A Graceful Mix at New Hawai'i Convention Center
"With the completion of the Hawai'i Convention Center, we are entering a new era," said a jubilant Sandra Butler-Moreno, Hawai'i Visitors & Convention Bureau vice president for meetings, conventions, and incentives, prior to the dedication of the $200 million convention center in October 1997. "Groups of all sizes can now take us seriously as a business meeting destination." The ceremonies celebrated the completion of construction of the facility on time and within budget.
Situated at the entrance to Waikiki, the four-story convention center is a feast for the eyes and spirit. Towering coconut trees, rooftop gardens, lava rock formations, and a 70-foot misting lobby waterfall add to the "Hawai'ian sense of place" of the building. The facility, which officially opens July 1, 1998, features outdoor terraces, courtyards, lounges, and lanais for informal gatherings.

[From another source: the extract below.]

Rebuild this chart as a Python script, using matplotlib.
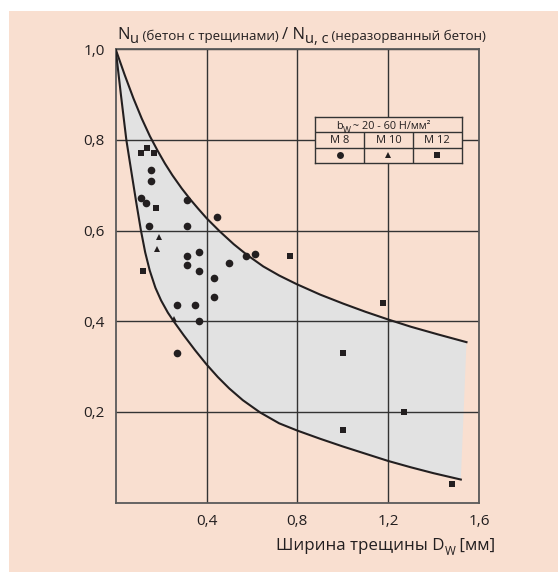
import numpy as np
import matplotlib
matplotlib.use("Agg")
import matplotlib.pyplot as plt
from matplotlib.patches import Rectangle

plt.rcParams['font.family'] = ['Open Sans', 'DejaVu Sans']

# envelope curves
upper_x = [0.0, 0.040, 0.078, 0.115, 0.151, 0.185, 0.217, 0.250, 0.291, 0.330, 0.364, 0.401,
           0.459, 0.520, 0.577, 0.650, 0.720, 0.797, 0.900, 1.002, 1.100, 1.200, 1.300, 1.420, 1.545]
upper_y = [1.0, 0.943, 0.892, 0.847, 0.808, 0.776, 0.748, 0.722, 0.693, 0.668, 0.648, 0.627,
           0.598, 0.570, 0.547, 0.521, 0.501, 0.482, 0.459, 0.439, 0.421, 0.404, 0.388, 0.371, 0.354]
lower_x = [0.0, 0.023, 0.047, 0.070, 0.090, 0.111, 0.130, 0.150, 0.175, 0.200, 0.230, 0.257,
           0.300, 0.350, 0.400, 0.450, 0.500, 0.560, 0.636, 0.720, 0.800, 0.900, 1.000, 1.100,
           1.200, 1.300, 1.400, 1.520]
lower_y = [1.0, 0.900, 0.800, 0.727, 0.664, 0.601, 0.552, 0.512, 0.474, 0.446, 0.419, 0.399,
           0.369, 0.336, 0.305, 0.277, 0.252, 0.226, 0.199, 0.175, 0.159, 0.141, 0.124, 0.108,
           0.092, 0.078, 0.065, 0.051]

# M 8 (circles)
m8_x = [0.155, 0.155, 0.110, 0.135, 0.315, 0.445, 0.145, 0.315, 0.368, 0.315, 0.315,
        0.368, 0.500, 0.574, 0.615, 0.434, 0.434, 0.270, 0.351, 0.368, 0.270]
m8_y = [0.734, 0.710, 0.672, 0.660, 0.668, 0.629, 0.610, 0.610, 0.552, 0.543, 0.524,
        0.512, 0.529, 0.545, 0.549, 0.495, 0.454, 0.435, 0.435, 0.400, 0.330]
# M 10 (triangles)
m10_x = [0.192, 0.180, 0.257]
m10_y = [0.585, 0.560, 0.405]
# M 12 (squares)
m12_x = [0.110, 0.136, 0.170, 0.176, 0.120, 0.769, 1.178, 1.001, 1.001, 1.268, 1.482]
m12_y = [0.771, 0.783, 0.771, 0.650, 0.510, 0.545, 0.440, 0.329, 0.160, 0.200, 0.042]

x_ticks = [0.4, 0.8, 1.2, 1.6]
x_labels = ['0,4', '0,8', '1,2', '1,6']
y_ticks = [0.2, 0.4, 0.6, 0.8, 1.0]
y_labels = ['0,2', '0,4', '0,6', '0,8', '1,0']

legend_cols = ['M 8', 'M 10', 'M 12']
legend_marks = ['o', '^', 's']

peach = '#f9dfd0'
ink = '#231f20'


def chain(owner, pieces, x, y, transform, zorder=10):
    """Write text pieces one after another; each piece is (text, size, dy in pt)."""
    s, size, dy = pieces[0]
    prev = owner.text(x, y, s, fontsize=size, color=ink, va='bottom', ha='left',
                      transform=transform, zorder=zorder)
    prev_dy = dy
    for s, size, dy in pieces[1:]:
        prev = owner.annotate(s, xy=(1, 0), xycoords=prev, xytext=(0, dy - prev_dy),
                              textcoords='offset points', fontsize=size, color=ink,
                              va='bottom', ha='left', annotation_clip=False, zorder=zorder)
        prev_dy = dy
    return prev


fig = plt.figure(figsize=(5.58, 5.72), dpi=100)
fig.patch.set_facecolor('white')
fig.patches.append(Rectangle((9 / 558, 0), 1, 561 / 572, transform=fig.transFigure,
                             facecolor=peach, edgecolor='none', zorder=-10))

ax = fig.add_axes([0.2073, 0.1212, 0.6511, 0.7927])
ax.set_facecolor(peach)

# shaded band between the two curves
ax.fill(upper_x + lower_x[::-1], upper_y + lower_y[::-1], color='#e2e2e2', lw=0, zorder=1)
ax.plot(upper_x, upper_y, color=ink, lw=1.5, zorder=3)
ax.plot(lower_x, lower_y, color=ink, lw=1.5, zorder=3)

ax.plot(m8_x, m8_y, 'o', color=ink, ms=5.5, mew=0, zorder=4)
ax.plot(m10_x, m10_y, '^', color=ink, ms=5, mew=0, zorder=4)
ax.plot(m12_x, m12_y, 's', color=ink, ms=5, mew=0, zorder=4)

ax.set_xlim(0, 1.6)
ax.set_ylim(0, 1.0)
ax.set_xticks(x_ticks, x_labels)
ax.set_yticks(y_ticks, y_labels)
ax.set_axisbelow('line')
ax.grid(True, color='#333333', lw=1.0)
ax.tick_params(length=0, pad=8, labelsize=11, labelcolor=ink)
for sp in ax.spines.values():
    sp.set_color('#5a5a5a')
    sp.set_linewidth(1.3)

# title above the plot
chain(ax, [('N', 12, 0), ('u', 10.5, -2.8), (' (бетон с трещинами) ', 9.6, 0),
           ('/ N', 12, 0), ('u, c', 10.5, -2.8), (' (неразорванный бетон)', 9.6, 0)],
      0.2097, 0.925, fig.transFigure)

# x axis caption
chain(ax, [('Ширина трещины D', 12.2, 0), ('W', 8.5, -3), (' [мм]', 12.2, 0)],
      0.4946, 0.031, fig.transFigure)

# small legend table
tax = fig.add_axes([0.565, 0.7156, 0.2624, 0.0794])
tax.set_facecolor(peach)
tax.set_xlim(0, 3)
tax.set_ylim(0, 3)
tax.set_xticks([])
tax.set_yticks([])
for sp in tax.spines.values():
    sp.set_color('#333333')
    sp.set_linewidth(1.0)
tax.hlines([1, 2], 0, 3, color='#333333', lw=1.0)
tax.vlines([1, 2], 0, 2, color='#333333', lw=1.0)
for i, (lab, mk) in enumerate(zip(legend_cols, legend_marks)):
    tax.text(i + 0.5, 1.45, lab, fontsize=8, color=ink, ha='center', va='center')
    tax.plot(i + 0.5, 0.5, mk, color=ink, ms=5, mew=0)
chain(tax, [('b', 7.8, 0), ('W', 6.2, -2.2), (' ~ 20 - 60 Н/мм²', 7.8, 0)],
      0.42, 2.05, tax.transData, zorder=12)

fig.savefig('out.png', dpi=100)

Throughout the complex is artwork evoking images of Hawai'ian royalty, gods, and myths. Smells of native plants permeate the air, and a generous use of glass offers spectacular views of surrounding landmarks, including Diamond Head.

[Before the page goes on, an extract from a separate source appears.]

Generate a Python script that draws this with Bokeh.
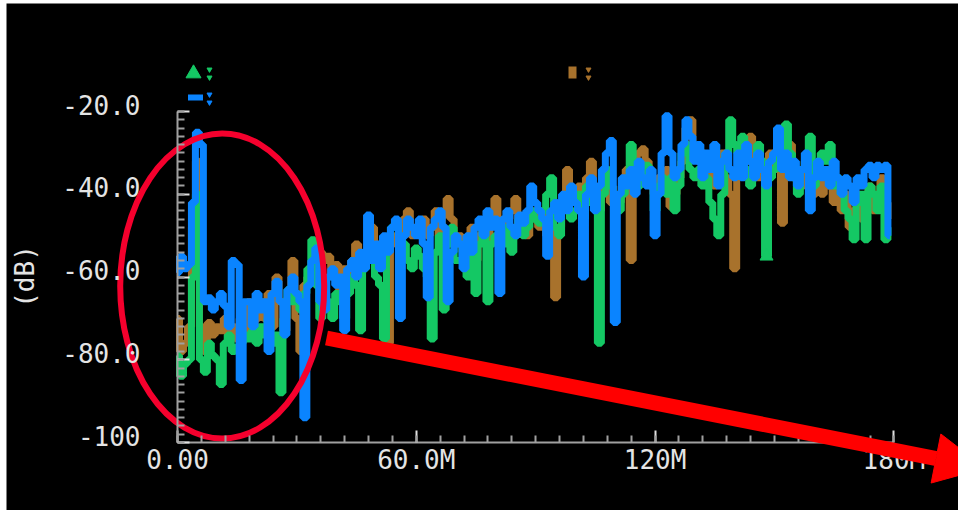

The convention center's ground floor houses a registration lobby leading into a 200,000-square-foot exhibit hall. The entire exhibition hall can be dedicated to one purpose, or configured into two or three rooms, each with its own entry to the registration lobby. Trucks can drive directly onto the floor for loading and unloading.
The second floor of the facility is exclusively for parking (800 spaces), while the third floor contains 107,426 square feet of space, which can be configured into 49 meeting rooms. The largest room will have a seating capacity of 1,200 guests. Also on the third floor are two high-tech multimedia theaters.
The building is wired for every meeting need. Electronic key-card readers are located outside major rooms, enabling groups to verify attendance at sessions. Work stations positioned around the center enable laptop computer users to plug in just about anywhere. Fiber-optic cable runs throughout the building, and the center is equipped for satellite videoconferencing.